**Input for this task**
* * *

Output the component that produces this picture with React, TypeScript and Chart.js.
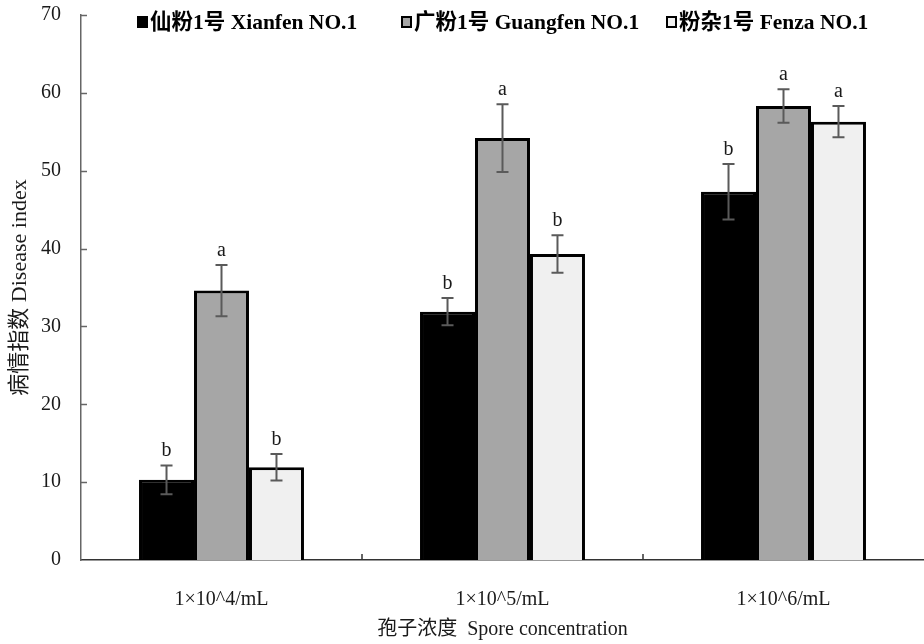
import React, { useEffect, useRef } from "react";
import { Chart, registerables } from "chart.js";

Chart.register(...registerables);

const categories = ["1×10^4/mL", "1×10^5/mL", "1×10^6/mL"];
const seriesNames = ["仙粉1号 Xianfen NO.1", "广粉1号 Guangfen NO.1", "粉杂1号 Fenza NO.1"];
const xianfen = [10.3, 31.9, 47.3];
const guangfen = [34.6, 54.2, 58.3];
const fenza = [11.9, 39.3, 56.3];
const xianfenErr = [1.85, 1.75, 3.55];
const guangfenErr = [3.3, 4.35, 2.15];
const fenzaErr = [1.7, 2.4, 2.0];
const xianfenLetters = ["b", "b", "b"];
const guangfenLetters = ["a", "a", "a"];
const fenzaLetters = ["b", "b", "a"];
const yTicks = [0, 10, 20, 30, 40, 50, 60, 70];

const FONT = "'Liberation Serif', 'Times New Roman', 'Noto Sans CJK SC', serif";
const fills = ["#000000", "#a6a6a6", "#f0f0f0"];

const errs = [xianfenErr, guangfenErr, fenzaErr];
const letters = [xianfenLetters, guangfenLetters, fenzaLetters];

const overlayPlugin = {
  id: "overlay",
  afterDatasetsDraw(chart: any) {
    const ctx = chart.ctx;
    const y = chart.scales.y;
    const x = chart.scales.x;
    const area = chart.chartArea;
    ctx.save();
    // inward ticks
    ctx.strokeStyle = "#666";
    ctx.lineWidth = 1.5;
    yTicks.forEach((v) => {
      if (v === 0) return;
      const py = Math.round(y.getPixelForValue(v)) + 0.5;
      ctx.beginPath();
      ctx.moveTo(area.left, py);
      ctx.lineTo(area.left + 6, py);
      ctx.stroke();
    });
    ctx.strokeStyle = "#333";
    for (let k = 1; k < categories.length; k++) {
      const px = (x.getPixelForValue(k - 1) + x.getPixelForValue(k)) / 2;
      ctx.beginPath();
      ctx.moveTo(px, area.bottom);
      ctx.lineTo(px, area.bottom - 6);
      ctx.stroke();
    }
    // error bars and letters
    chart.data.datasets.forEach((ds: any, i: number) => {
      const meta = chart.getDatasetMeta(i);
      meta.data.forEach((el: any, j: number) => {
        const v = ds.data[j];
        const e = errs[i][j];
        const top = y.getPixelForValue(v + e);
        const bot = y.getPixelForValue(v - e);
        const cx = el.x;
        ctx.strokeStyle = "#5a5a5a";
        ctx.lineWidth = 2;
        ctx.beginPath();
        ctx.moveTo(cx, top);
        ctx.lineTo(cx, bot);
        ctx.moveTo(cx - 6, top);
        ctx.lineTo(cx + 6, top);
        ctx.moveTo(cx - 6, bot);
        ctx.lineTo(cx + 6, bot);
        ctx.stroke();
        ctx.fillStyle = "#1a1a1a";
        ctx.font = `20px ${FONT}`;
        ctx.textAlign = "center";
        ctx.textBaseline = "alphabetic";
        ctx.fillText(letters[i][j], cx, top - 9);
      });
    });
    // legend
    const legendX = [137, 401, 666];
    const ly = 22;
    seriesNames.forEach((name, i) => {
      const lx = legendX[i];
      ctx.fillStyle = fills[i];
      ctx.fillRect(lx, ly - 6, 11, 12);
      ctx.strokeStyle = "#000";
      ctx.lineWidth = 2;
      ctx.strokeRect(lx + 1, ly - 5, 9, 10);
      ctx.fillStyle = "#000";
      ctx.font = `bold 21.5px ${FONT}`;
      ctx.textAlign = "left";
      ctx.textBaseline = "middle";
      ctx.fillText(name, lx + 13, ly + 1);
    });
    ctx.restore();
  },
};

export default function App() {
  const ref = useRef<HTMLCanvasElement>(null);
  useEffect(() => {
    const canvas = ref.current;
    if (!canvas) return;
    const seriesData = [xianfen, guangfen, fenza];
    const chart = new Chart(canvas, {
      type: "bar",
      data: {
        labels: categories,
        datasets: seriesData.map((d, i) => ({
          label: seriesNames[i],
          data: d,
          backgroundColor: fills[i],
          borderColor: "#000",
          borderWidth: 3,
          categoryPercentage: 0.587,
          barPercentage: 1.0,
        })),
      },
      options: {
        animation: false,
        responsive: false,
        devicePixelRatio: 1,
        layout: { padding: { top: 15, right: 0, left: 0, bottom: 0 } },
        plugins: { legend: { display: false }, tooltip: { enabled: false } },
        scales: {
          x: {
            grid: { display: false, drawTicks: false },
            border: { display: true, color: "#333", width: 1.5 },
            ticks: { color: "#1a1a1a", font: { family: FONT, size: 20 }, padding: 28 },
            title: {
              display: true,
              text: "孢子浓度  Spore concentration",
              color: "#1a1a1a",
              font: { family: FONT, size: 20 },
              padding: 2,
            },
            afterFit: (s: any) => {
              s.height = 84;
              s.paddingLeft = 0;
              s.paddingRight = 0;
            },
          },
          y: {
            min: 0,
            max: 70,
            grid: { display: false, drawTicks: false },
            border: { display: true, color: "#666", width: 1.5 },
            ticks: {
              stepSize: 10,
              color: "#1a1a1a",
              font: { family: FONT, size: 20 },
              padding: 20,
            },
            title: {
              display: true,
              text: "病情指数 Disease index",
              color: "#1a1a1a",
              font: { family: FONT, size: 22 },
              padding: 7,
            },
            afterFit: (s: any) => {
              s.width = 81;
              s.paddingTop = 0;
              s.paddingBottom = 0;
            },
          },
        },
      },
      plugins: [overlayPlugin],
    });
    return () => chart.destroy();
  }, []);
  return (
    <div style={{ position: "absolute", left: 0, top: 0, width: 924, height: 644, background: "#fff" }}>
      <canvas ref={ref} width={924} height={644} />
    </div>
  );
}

* * *

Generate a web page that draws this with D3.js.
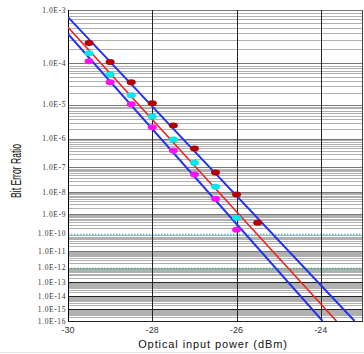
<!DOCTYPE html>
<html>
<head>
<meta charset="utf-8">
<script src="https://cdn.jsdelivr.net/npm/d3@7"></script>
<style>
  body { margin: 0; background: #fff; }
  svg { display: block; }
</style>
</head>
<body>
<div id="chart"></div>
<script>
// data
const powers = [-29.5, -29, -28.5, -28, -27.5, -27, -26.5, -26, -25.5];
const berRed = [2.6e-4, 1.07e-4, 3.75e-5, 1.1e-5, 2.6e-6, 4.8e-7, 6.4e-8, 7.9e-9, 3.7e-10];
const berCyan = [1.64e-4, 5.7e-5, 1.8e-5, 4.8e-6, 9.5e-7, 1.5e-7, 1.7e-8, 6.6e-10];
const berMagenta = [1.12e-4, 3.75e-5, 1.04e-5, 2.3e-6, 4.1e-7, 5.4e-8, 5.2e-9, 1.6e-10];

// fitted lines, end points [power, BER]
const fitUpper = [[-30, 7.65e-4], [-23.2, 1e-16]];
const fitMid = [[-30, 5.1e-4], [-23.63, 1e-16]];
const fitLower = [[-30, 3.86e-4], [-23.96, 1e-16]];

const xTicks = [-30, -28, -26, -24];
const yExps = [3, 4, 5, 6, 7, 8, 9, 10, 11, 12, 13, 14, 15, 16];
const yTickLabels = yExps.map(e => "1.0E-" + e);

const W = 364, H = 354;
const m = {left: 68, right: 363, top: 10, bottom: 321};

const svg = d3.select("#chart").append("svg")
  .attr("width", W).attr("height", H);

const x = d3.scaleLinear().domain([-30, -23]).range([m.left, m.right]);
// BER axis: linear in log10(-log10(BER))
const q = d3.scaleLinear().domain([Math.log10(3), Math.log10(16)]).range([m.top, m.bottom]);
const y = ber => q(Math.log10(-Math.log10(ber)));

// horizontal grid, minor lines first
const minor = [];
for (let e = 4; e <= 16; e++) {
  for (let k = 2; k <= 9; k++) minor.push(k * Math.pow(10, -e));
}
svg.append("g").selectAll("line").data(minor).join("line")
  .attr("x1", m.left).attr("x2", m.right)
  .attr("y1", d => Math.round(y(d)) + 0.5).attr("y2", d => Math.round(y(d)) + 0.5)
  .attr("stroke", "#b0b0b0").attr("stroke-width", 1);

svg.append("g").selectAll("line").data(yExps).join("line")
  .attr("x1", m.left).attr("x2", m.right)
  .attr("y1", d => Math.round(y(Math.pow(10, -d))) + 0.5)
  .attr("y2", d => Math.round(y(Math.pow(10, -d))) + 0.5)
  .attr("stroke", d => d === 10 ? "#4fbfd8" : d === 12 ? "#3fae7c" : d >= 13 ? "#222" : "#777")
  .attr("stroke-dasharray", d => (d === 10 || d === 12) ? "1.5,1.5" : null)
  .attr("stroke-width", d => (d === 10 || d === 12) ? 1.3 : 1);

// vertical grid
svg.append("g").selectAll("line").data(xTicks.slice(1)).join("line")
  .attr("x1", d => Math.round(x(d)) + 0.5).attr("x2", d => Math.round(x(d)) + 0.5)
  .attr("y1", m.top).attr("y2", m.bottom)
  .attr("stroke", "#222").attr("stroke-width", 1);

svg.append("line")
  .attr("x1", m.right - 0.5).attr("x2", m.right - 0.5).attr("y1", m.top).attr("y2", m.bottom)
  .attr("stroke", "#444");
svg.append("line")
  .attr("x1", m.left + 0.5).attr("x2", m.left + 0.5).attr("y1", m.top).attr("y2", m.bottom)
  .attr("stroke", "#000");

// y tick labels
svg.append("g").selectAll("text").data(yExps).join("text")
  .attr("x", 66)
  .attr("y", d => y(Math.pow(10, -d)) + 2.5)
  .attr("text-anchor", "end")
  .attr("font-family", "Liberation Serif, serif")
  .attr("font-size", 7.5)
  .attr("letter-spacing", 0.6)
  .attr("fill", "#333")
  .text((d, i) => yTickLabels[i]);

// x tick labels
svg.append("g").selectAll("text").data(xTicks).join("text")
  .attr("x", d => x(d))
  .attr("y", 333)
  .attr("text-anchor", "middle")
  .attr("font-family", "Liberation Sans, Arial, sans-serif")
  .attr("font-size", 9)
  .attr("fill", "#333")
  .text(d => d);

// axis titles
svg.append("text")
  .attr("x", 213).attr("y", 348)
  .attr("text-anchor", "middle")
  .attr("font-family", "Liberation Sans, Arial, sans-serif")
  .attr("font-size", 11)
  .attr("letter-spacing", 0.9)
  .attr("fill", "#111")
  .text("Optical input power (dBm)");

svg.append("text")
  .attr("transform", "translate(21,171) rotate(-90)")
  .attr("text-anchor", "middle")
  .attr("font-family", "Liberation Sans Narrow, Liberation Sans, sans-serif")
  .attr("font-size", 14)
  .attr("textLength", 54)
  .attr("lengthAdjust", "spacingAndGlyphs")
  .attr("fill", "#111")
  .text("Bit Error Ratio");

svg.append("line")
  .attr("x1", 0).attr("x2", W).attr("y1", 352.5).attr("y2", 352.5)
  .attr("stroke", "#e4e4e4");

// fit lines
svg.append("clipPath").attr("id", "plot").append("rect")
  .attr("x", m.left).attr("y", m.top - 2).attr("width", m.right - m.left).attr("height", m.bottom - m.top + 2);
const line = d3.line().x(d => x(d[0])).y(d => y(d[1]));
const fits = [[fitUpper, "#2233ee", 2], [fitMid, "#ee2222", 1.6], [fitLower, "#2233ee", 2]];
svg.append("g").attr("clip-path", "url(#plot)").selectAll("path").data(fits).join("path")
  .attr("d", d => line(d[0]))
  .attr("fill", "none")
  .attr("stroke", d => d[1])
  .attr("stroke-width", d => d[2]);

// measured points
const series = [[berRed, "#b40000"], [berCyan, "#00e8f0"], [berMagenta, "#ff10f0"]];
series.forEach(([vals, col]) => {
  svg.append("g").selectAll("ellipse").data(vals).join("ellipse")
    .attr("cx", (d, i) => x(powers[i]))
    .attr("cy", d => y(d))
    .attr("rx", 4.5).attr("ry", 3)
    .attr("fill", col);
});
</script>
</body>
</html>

* * *

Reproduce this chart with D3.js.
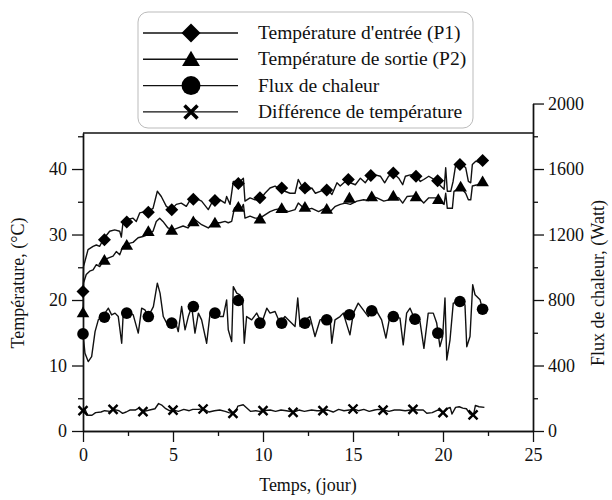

* * *

**Set task**
Above are the records; copy exactly the lines from the one with "Output the component" through the one with "const letters = [xianfenLetters, guangfenLetters, fenzaLetters];", including both, and nothing more. Leave out pictures.

**Final answer**
Output the component that produces this picture with React, TypeScript and Chart.js.
import React, { useEffect, useRef } from "react";
import { Chart, registerables } from "chart.js";

Chart.register(...registerables);

const categories = ["1×10^4/mL", "1×10^5/mL", "1×10^6/mL"];
const seriesNames = ["仙粉1号 Xianfen NO.1", "广粉1号 Guangfen NO.1", "粉杂1号 Fenza NO.1"];
const xianfen = [10.3, 31.9, 47.3];
const guangfen = [34.6, 54.2, 58.3];
const fenza = [11.9, 39.3, 56.3];
const xianfenErr = [1.85, 1.75, 3.55];
const guangfenErr = [3.3, 4.35, 2.15];
const fenzaErr = [1.7, 2.4, 2.0];
const xianfenLetters = ["b", "b", "b"];
const guangfenLetters = ["a", "a", "a"];
const fenzaLetters = ["b", "b", "a"];
const yTicks = [0, 10, 20, 30, 40, 50, 60, 70];

const FONT = "'Liberation Serif', 'Times New Roman', 'Noto Sans CJK SC', serif";
const fills = ["#000000", "#a6a6a6", "#f0f0f0"];

const errs = [xianfenErr, guangfenErr, fenzaErr];
const letters = [xianfenLetters, guangfenLetters, fenzaLetters];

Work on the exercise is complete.